[MATERIAL]:
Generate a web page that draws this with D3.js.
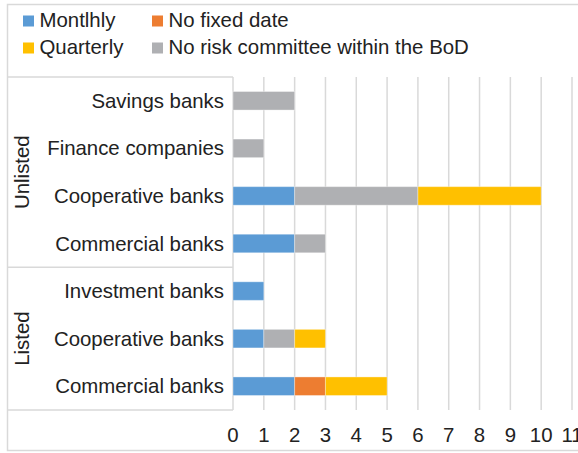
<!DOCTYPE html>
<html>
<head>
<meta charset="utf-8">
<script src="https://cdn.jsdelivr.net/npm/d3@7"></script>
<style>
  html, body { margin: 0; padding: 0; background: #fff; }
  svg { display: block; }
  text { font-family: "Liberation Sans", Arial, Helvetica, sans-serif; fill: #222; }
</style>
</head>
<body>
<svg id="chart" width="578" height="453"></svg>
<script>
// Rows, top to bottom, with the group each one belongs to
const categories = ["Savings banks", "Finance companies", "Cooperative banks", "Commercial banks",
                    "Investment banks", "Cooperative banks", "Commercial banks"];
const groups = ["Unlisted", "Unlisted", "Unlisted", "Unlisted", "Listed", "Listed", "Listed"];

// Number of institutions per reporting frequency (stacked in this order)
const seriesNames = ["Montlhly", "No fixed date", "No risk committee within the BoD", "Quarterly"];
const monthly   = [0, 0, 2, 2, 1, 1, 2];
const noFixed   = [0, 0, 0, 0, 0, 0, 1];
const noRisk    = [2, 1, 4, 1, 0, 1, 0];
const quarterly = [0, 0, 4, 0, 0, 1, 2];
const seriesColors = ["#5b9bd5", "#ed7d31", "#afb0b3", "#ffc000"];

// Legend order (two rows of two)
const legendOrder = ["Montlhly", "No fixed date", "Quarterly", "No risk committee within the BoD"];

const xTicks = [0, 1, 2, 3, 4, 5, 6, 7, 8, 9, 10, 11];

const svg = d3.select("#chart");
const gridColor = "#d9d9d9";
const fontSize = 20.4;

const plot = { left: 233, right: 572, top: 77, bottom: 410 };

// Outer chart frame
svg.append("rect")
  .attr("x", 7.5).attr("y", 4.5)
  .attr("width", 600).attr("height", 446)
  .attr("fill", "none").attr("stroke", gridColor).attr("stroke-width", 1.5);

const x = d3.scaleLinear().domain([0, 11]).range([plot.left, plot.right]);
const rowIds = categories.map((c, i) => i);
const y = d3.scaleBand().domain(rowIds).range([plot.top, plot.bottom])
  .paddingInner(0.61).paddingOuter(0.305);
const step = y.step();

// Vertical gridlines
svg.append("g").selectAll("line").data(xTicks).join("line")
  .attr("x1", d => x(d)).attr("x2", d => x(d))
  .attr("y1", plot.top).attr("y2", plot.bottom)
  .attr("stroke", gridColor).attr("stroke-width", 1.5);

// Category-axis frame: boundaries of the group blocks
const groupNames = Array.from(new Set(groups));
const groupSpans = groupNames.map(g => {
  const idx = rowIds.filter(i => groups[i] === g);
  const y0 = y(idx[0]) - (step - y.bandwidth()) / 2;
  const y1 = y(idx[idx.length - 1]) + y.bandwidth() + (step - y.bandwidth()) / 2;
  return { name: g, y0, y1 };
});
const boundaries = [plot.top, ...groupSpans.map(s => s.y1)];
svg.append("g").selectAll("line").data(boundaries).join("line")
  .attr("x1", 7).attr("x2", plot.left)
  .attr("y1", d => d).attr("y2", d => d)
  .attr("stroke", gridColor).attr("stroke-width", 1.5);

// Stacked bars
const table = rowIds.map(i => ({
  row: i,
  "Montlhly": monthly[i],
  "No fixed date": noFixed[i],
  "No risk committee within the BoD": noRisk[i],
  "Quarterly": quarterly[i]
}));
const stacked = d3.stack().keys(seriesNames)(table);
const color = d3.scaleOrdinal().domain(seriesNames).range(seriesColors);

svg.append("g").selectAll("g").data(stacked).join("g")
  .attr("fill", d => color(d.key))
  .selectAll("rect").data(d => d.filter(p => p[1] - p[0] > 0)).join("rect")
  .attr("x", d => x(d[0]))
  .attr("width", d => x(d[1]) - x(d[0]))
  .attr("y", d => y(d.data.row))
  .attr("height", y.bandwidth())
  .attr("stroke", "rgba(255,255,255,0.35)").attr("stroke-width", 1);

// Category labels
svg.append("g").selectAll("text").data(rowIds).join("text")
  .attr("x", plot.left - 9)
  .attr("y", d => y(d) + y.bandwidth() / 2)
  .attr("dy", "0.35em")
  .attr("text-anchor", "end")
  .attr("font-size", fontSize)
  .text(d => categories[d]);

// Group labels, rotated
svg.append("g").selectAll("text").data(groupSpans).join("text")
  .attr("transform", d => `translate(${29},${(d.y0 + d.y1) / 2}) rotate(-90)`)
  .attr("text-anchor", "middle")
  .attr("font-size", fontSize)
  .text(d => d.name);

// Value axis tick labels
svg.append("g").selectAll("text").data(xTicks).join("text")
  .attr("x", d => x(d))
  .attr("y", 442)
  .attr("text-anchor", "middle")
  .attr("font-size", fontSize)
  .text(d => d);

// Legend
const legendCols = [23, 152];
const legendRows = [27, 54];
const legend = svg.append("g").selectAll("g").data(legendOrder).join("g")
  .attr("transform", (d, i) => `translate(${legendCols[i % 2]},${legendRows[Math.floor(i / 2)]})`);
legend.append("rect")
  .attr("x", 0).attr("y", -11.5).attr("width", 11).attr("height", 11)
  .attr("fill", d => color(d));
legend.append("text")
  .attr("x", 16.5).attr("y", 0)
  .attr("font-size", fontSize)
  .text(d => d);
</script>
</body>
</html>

[EXERCISE]:
Omit the pictures and output all of the other material exactly.

[RESULT FOR THIS TASK]:
Generate a web page that draws this with D3.js.
<!DOCTYPE html>
<html>
<head>
<meta charset="utf-8">
<script src="https://cdn.jsdelivr.net/npm/d3@7"></script>
<style>
  html, body { margin: 0; padding: 0; background: #fff; }
  svg { display: block; }
  text { font-family: "Liberation Sans", Arial, Helvetica, sans-serif; fill: #222; }
</style>
</head>
<body>
<svg id="chart" width="578" height="453"></svg>
<script>
// Rows, top to bottom, with the group each one belongs to
const categories = ["Savings banks", "Finance companies", "Cooperative banks", "Commercial banks",
                    "Investment banks", "Cooperative banks", "Commercial banks"];
const groups = ["Unlisted", "Unlisted", "Unlisted", "Unlisted", "Listed", "Listed", "Listed"];

// Number of institutions per reporting frequency (stacked in this order)
const seriesNames = ["Montlhly", "No fixed date", "No risk committee within the BoD", "Quarterly"];
const monthly   = [0, 0, 2, 2, 1, 1, 2];
const noFixed   = [0, 0, 0, 0, 0, 0, 1];
const noRisk    = [2, 1, 4, 1, 0, 1, 0];
const quarterly = [0, 0, 4, 0, 0, 1, 2];
const seriesColors = ["#5b9bd5", "#ed7d31", "#afb0b3", "#ffc000"];

// Legend order (two rows of two)
const legendOrder = ["Montlhly", "No fixed date", "Quarterly", "No risk committee within the BoD"];

const xTicks = [0, 1, 2, 3, 4, 5, 6, 7, 8, 9, 10, 11];

const svg = d3.select("#chart");
const gridColor = "#d9d9d9";
const fontSize = 20.4;

const plot = { left: 233, right: 572, top: 77, bottom: 410 };

// Outer chart frame
svg.append("rect")
  .attr("x", 7.5).attr("y", 4.5)
  .attr("width", 600).attr("height", 446)
  .attr("fill", "none").attr("stroke", gridColor).attr("stroke-width", 1.5);

const x = d3.scaleLinear().domain([0, 11]).range([plot.left, plot.right]);
const rowIds = categories.map((c, i) => i);
const y = d3.scaleBand().domain(rowIds).range([plot.top, plot.bottom])
  .paddingInner(0.61).paddingOuter(0.305);
const step = y.step();

// Vertical gridlines
svg.append("g").selectAll("line").data(xTicks).join("line")
  .attr("x1", d => x(d)).attr("x2", d => x(d))
  .attr("y1", plot.top).attr("y2", plot.bottom)
  .attr("stroke", gridColor).attr("stroke-width", 1.5);

// Category-axis frame: boundaries of the group blocks
const groupNames = Array.from(new Set(groups));
const groupSpans = groupNames.map(g => {
  const idx = rowIds.filter(i => groups[i] === g);
  const y0 = y(idx[0]) - (step - y.bandwidth()) / 2;
  const y1 = y(idx[idx.length - 1]) + y.bandwidth() + (step - y.bandwidth()) / 2;
  return { name: g, y0, y1 };
});
const boundaries = [plot.top, ...groupSpans.map(s => s.y1)];
svg.append("g").selectAll("line").data(boundaries).join("line")
  .attr("x1", 7).attr("x2", plot.left)
  .attr("y1", d => d).attr("y2", d => d)
  .attr("stroke", gridColor).attr("stroke-width", 1.5);

// Stacked bars
const table = rowIds.map(i => ({
  row: i,
  "Montlhly": monthly[i],
  "No fixed date": noFixed[i],
  "No risk committee within the BoD": noRisk[i],
  "Quarterly": quarterly[i]
}));
const stacked = d3.stack().keys(seriesNames)(table);
const color = d3.scaleOrdinal().domain(seriesNames).range(seriesColors);

svg.append("g").selectAll("g").data(stacked).join("g")
  .attr("fill", d => color(d.key))
  .selectAll("rect").data(d => d.filter(p => p[1] - p[0] > 0)).join("rect")
  .attr("x", d => x(d[0]))
  .attr("width", d => x(d[1]) - x(d[0]))
  .attr("y", d => y(d.data.row))
  .attr("height", y.bandwidth())
  .attr("stroke", "rgba(255,255,255,0.35)").attr("stroke-width", 1);

// Category labels
svg.append("g").selectAll("text").data(rowIds).join("text")
  .attr("x", plot.left - 9)
  .attr("y", d => y(d) + y.bandwidth() / 2)
  .attr("dy", "0.35em")
  .attr("text-anchor", "end")
  .attr("font-size", fontSize)
  .text(d => categories[d]);

// Group labels, rotated
svg.append("g").selectAll("text").data(groupSpans).join("text")
  .attr("transform", d => `translate(${29},${(d.y0 + d.y1) / 2}) rotate(-90)`)
  .attr("text-anchor", "middle")
  .attr("font-size", fontSize)
  .text(d => d.name);

// Value axis tick labels
svg.append("g").selectAll("text").data(xTicks).join("text")
  .attr("x", d => x(d))
  .attr("y", 442)
  .attr("text-anchor", "middle")
  .attr("font-size", fontSize)
  .text(d => d);

// Legend
const legendCols = [23, 152];
const legendRows = [27, 54];
const legend = svg.append("g").selectAll("g").data(legendOrder).join("g")
  .attr("transform", (d, i) => `translate(${legendCols[i % 2]},${legendRows[Math.floor(i / 2)]})`);
legend.append("rect")
  .attr("x", 0).attr("y", -11.5).attr("width", 11).attr("height", 11)
  .attr("fill", d => color(d));
legend.append("text")
  .attr("x", 16.5).attr("y", 0)
  .attr("font-size", fontSize)
  .text(d => d);
</script>
</body>
</html>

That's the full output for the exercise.